I can't share the character chart for Pismawallops Island, because it has notes about who killed whom, etc. But Skunk Corners has fewer secrets. Here's a page from that list:
As you can see, in addition to people, I found it helpful to list all the places that I've brought up. What businesses and buildings are in town? What are the nearby towns? Geography is important, and I hate it when writers make mistakes or gratuitous changes in people or places from book to book. Growth and development of the community is natural, but if Endoline is up the mountain from Skunk Corners in Book I, it had better not be down the mountain in Book 3.

In the end, that's what outlines and notes are all about: making the best book I can, with the fewest headaches. Every writer has to find her own way; these are the things that have helped me.

Now to return to editing Death By Trombone, and outlining--brainstorming--the 3rd mystery.


  1. Interesting. I had to change Bravo Victor completely because I just couldn't do a detective novel (Victor was originally supposed to solve the crime) without far more detail of plot and who did what where and when. However my usual, mysterious style allows a lot of pantsing to go on - and a lot of character-driven action, as well. (A better name for pantsing, provided your characters have enough reality to act for themselves.)
    I make notes as I go, about other locations, drinks, hostelries, all the daily minutiae about the world(s) of the book. But there is a lot of thought about the characters before I start. Well, I can't start writing without knowing my characters, put it that way.
    We're pretty similar in our approaches, but you're probably more organised!

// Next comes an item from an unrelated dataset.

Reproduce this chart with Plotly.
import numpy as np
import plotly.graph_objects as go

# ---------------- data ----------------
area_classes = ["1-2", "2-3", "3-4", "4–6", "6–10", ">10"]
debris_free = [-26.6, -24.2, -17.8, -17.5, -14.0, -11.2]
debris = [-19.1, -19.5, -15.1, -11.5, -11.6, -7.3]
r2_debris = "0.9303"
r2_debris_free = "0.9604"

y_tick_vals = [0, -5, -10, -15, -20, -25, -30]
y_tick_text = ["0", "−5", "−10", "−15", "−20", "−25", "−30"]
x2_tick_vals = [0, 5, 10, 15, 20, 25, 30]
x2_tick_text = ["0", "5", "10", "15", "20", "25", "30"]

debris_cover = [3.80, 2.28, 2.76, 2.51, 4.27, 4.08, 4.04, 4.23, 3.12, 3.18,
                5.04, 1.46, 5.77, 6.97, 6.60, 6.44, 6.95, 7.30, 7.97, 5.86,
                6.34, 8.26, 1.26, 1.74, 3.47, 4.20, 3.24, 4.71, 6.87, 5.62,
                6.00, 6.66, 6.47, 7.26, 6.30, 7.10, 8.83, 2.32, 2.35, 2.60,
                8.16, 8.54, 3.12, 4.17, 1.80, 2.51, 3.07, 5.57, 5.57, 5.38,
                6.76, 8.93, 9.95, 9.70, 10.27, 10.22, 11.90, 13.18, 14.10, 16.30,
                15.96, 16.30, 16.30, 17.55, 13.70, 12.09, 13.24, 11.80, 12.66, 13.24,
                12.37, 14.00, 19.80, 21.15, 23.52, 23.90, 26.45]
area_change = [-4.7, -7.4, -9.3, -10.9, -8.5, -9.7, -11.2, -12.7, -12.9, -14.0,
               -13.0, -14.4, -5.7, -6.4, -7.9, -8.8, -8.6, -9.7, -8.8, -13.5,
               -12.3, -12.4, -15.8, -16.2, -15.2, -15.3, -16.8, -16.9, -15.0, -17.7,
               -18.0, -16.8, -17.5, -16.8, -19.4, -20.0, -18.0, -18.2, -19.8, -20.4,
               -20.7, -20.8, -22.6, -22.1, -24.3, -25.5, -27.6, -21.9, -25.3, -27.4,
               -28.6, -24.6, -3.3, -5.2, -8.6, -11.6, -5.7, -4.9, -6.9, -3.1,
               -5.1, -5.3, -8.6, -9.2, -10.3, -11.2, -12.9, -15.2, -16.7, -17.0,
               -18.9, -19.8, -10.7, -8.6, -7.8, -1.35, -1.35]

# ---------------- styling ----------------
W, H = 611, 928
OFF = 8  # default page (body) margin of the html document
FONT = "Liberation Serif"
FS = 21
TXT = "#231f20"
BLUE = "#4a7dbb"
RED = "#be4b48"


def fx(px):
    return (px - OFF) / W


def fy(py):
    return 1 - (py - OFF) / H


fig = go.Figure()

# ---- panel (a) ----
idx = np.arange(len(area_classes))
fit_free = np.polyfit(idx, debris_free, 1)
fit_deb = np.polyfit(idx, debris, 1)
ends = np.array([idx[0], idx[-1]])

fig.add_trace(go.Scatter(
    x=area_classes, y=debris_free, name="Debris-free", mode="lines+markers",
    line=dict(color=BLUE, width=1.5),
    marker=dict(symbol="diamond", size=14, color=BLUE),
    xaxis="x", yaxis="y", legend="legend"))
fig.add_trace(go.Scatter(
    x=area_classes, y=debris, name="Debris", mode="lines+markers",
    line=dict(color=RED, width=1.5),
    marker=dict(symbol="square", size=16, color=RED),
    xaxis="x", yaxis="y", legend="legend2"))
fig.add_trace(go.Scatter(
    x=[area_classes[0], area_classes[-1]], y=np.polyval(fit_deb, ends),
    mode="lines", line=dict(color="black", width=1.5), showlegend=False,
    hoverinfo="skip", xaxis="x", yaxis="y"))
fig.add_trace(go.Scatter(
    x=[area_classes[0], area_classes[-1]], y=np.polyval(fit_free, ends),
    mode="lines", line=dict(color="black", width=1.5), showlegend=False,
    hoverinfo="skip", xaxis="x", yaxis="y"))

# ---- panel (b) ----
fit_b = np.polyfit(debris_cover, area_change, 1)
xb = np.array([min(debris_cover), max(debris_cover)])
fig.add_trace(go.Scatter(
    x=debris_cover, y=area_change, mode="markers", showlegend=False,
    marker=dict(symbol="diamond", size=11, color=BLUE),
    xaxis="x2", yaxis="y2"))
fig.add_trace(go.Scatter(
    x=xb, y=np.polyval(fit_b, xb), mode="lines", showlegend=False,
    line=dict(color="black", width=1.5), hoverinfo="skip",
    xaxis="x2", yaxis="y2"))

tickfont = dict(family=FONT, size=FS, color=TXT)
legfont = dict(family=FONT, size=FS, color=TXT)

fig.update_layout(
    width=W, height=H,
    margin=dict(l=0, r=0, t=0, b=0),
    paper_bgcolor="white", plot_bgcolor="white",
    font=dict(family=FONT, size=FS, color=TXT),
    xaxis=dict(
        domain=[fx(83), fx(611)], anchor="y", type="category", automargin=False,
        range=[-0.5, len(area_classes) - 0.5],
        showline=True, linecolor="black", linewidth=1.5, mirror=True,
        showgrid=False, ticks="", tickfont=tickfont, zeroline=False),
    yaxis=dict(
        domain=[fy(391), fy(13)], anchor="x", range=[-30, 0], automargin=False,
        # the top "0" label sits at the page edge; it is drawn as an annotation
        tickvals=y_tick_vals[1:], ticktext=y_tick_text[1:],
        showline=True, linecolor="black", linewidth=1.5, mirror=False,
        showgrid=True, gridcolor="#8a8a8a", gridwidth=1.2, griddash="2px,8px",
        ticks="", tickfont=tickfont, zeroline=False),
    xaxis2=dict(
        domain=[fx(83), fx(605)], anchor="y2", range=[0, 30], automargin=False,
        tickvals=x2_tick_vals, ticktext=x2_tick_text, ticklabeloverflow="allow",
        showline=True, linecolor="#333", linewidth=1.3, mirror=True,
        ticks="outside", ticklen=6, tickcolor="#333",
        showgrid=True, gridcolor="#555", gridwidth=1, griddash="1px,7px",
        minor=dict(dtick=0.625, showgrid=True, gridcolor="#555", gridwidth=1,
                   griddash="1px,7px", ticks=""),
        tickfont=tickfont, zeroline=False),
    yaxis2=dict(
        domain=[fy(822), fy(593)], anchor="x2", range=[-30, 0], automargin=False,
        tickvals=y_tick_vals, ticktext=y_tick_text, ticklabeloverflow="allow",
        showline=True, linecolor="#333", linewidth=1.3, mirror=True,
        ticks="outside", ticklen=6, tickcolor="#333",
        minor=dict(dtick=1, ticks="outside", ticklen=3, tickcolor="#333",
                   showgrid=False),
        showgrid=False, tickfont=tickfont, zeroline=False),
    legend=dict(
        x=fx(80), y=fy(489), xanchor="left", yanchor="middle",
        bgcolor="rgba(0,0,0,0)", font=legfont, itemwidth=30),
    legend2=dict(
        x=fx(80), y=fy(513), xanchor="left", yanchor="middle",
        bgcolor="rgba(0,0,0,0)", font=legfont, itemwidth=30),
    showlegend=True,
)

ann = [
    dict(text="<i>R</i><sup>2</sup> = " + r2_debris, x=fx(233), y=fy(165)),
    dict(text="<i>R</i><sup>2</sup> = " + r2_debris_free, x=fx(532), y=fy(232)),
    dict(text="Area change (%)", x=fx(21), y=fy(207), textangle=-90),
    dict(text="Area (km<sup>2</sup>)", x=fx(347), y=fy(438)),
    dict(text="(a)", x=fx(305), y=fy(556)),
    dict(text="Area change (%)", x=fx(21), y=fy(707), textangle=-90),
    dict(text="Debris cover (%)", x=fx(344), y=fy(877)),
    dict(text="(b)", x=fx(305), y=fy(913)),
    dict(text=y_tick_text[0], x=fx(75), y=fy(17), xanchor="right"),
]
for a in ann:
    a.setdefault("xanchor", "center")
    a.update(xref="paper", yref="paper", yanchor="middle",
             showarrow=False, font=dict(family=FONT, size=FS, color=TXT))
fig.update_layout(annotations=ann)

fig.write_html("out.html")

    1. I'd say it's more that I'm trying to learn to be more organized :) I had a good discussion of this yesterday with a couple of writer friends--we were talking about planning for NaNo, and the need to know the characters. One of us said that her approach, rather than outlining, was to write 1st-person character sketches and things so that she knows her characters thoroughly and can develop their distinctive voices. That sounded to me like an excellent thing to do! I will always want a better plan for a mystery, but for my other books, the general outline of things and knowing the characters seems as good or better.

    2. A couple of years back, Chuck gave a list of things to know about your character and I added a couple of more tips (including the secret that he will never tell). I'll see if I can find my master copy and send it to you.

    3. I think the one about the secret is a great one for knowing the insides of the character!